The Olympics are the 'only silver lining' for Japan's economy right now, analyst says
Japan's economy will take a hit if the Olympic Games are canceled due to the coronavirus outbreak, an analyst said on Friday amid swirling speculation over whether the massive sporting event will take place as scheduled this summer in Tokyo.
The Japanese economy has already been hit by a consumption tax hike that crimped spending and the fallout from the coronavirus pandemic is likely to affect Japanese exporters this year, said Waqas Adenwala, Asia analyst at The Economist Intelligence Unit.
"The Olympics actually is the only silver lining Japan has right now," Adenwala told CNBC.
"The Olympics is the only scenario we can expect some incoming of tourist arrivals, some spending there. It wouldn't have been a big lifesaver, but it would've been some sort of support rather than nothing being there," said Adenwala.
Tokyo has repeatedly reaffirmed its commitment to holding the Olympic Games. Japan's top government spokesman Yoshihide Suga emphasized on Friday that the country is on track to hold the Tokyo 2020 Olympics, after U.S. President Donald Trump suggested a possible delay, Reuters reported.

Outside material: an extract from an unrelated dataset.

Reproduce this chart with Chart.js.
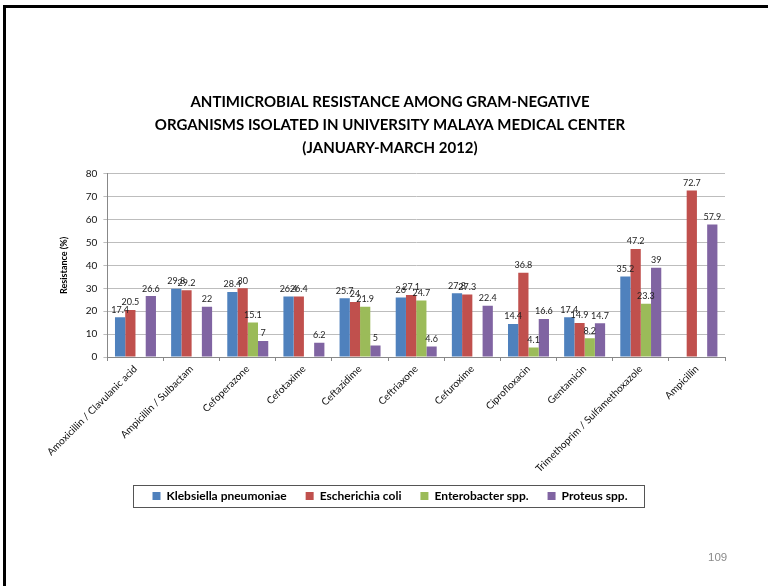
<!DOCTYPE html>
<html>
<head>
<meta charset="utf-8">
<script src="https://cdn.jsdelivr.net/npm/chart.js@4/dist/chart.umd.min.js"></script>
<style>
  html, body { margin: 0; padding: 0; background: #fff; }
  #wrap { position: relative; width: 768px; height: 586px; overflow: hidden; }
  #frame { position: absolute; left: 3px; top: 5px; width: 780px; height: 600px;
           border-top: 3px solid #000; border-left: 3px solid #000; box-sizing: border-box; }
  #c { position: absolute; left: 0; top: 0; }
  #page { position: absolute; left: 708px; top: 551px; font: 11.5px "Liberation Sans", Arial, sans-serif; color: #8a8a8a; }
</style>
</head>
<body>
<div id="wrap">
  <div id="frame"></div>
  <canvas id="c" width="768" height="586"></canvas>
  <div id="page">109</div>
</div>
<script>
const categories = [
  "Amoxicillin / Clavulanic acid", "Ampicillin / Sulbactam", "Cefoperazone", "Cefotaxime",
  "Ceftazidime", "Ceftriaxone", "Cefuroxime", "Ciprofloxacin", "Gentamicin",
  "Trimethoprim / Sulfamethoxazole", "Ampicillin"
];
const klebsiella   = [17.4, 29.8, 28.4, 26.4, 25.7, 26, 27.8, 14.4, 17.4, 35.2, null];
const ecoli        = [20.5, 29.2, 30, 26.4, 24, 27.1, 27.3, 36.8, 14.9, 47.2, 72.7];
const enterobacter = [null, null, 15.1, null, 21.9, 24.7, null, 4.1, 8.2, 23.3, null];
const proteus      = [26.6, 22, 7, 6.2, 5, 4.6, 22.4, 16.6, 14.7, 39, 57.9];
const seriesNames  = ["Klebsiella pneumoniae", "Escherichia coli", "Enterobacter spp.", "Proteus spp."];
const yTicks       = [0, 10, 20, 30, 40, 50, 60, 70, 80];
const titleLines   = [
  "ANTIMICROBIAL RESISTANCE AMONG GRAM-NEGATIVE",
  "ORGANISMS ISOLATED IN UNIVERSITY MALAYA MEDICAL CENTER",
  "(JANUARY-MARCH 2012)"
];

const colors = ["#4F81BD", "#C0504D", "#9BBB59", "#8064A2"];
const FONT = "Lato, 'Open Sans', sans-serif";

const valueLabels = {
  id: "valueLabels",
  afterDatasetsDraw(chart) {
    const ctx = chart.ctx;
    ctx.save();
    ctx.font = "9px " + FONT;
    ctx.fillStyle = "#222";
    ctx.textAlign = "center";
    ctx.textBaseline = "bottom";
    chart.data.datasets.forEach((ds, i) => {
      const meta = chart.getDatasetMeta(i);
      meta.data.forEach((el, j) => {
        const v = ds.data[j];
        if (v === null || v === undefined) return;
        ctx.fillText(String(v), el.x, el.y - 3);
      });
    });
    ctx.restore();
  }
};

const legendBox = {
  id: "legendBox",
  afterDraw(chart) {
    const lg = chart.legend;
    if (!lg || !lg.legendHitBoxes || !lg.legendHitBoxes.length) return;
    const hb = lg.legendHitBoxes;
    let minX = Infinity, maxX = -Infinity, minY = Infinity, maxY = -Infinity;
    hb.forEach(b => {
      minX = Math.min(minX, b.left); maxX = Math.max(maxX, b.left + b.width);
      minY = Math.min(minY, b.top); maxY = Math.max(maxY, b.top + b.height);
    });
    const ctx = chart.ctx;
    ctx.save();
    ctx.strokeStyle = "#555";
    ctx.lineWidth = 1;
    ctx.strokeRect(Math.round(minX - 19) + 0.5, Math.round(minY - 5) + 0.5,
                   Math.round(maxX - minX + 36), Math.round(maxY - minY + 10));
    ctx.restore();
  }
};

new Chart(document.getElementById("c"), {
  type: "bar",
  data: {
    labels: categories,
    datasets: [klebsiella, ecoli, enterobacter, proteus].map((d, i) => ({
      label: seriesNames[i],
      data: d,
      backgroundColor: colors[i],
      borderWidth: 0,
      categoryPercentage: 0.73,
      barPercentage: 1.0
    }))
  },
  options: {
    responsive: false,
    animation: false,
    layout: { padding: { left: 55, right: 43, top: 91, bottom: 74 } },
    plugins: {
      title: {
        display: true,
        text: titleLines,
        color: "#000",
        font: { family: FONT, size: 15, weight: "bold", lineHeight: 1.53 },
        padding: { top: 0, bottom: 14 }
      },
      legend: {
        display: true,
        position: "bottom",
        labels: {
          color: "#000",
          font: { family: FONT, size: 12, weight: "bold" },
          boxWidth: 8, boxHeight: 8, padding: 19
        }
      },
      tooltip: { enabled: false }
    },
    scales: {
      x: {
        grid: { display: true, drawOnChartArea: false, offset: true, tickLength: 4, color: "#888" },
        border: { color: "#888" },
        ticks: {
          color: "#111",
          font: { family: FONT, size: 10 },
          maxRotation: 45, minRotation: 45, autoSkip: false, padding: 2
        },
        afterFit(axis) { axis.height = 114; }
      },
      y: {
        min: 0, max: 80,
        afterBuildTicks(axis) { axis.ticks = yTicks.map(v => ({ value: v })); },
        grid: { color: "#bdbdbd", tickLength: 4, drawTicks: true },
        border: { color: "#888" },
        ticks: { color: "#111", font: { family: FONT, size: 10 }, padding: 6 },
        title: {
          display: true, text: "Resistance (%)", color: "#000",
          font: { family: FONT, size: 9, weight: "bold" }, padding: { bottom: 10 }
        }
      }
    }
  },
  plugins: [valueLabels, legendBox]
});
</script>
</body>
</html>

"I am aware of President Trump's comments, but we are working closely with the IOC (International Olympic Committee), the organizing committee, and Tokyo in preparing for the Games as planned," Suga told reporters, according to Reuters.
Suga was referring to Trump's comments on Thursday, when he said officials should consider postponing the Olympics for a year due to the coronavirus outbreak. On Wednesday, the World Health Organization declared the outbreak of the disease, formally known as COVID-19, a global pandemic.
Trump and Japanese Prime Minister Shinzo Abe had a call on Friday but did not discuss delaying the games or holding them with no spectators, Reuters reported citing senior government spokesman Naoki Okada. They also did not talk about travel restrictions between the two countries, he said.
"The prime minister said firmly that he wanted to win the battle with coronavirus and make this summer's Olympics a success," Okada said in a media briefing after the call, Reuters reported. "President Trump said he thought highly of the effort."
Despite the reassurances, the situation is still fluid amid the public health emergency, said Tobias Harris, a Japan analyst at Teneo Intelligence.
"I don't think anyone really can say with any confidence what the situation is going to be," Harris told CNBC.
A postponement would also involve commercial issues like broadcast rights and the what this could mean for a busy U.S. sports calendar.
"Obviously, you don't want Tokyo to lose the the games entirely. They've spent a lot of money ... (but) it's not just Japan's call," said Harris. "It's not going to be an easy decision for the various people involved."Disclosure: CNBC parent NBCUniversal owns NBC Sports and NBC Olympics. NBC Olympics is the U.S. broadcast rights holder to all Summer and Winter Games through the year 2032.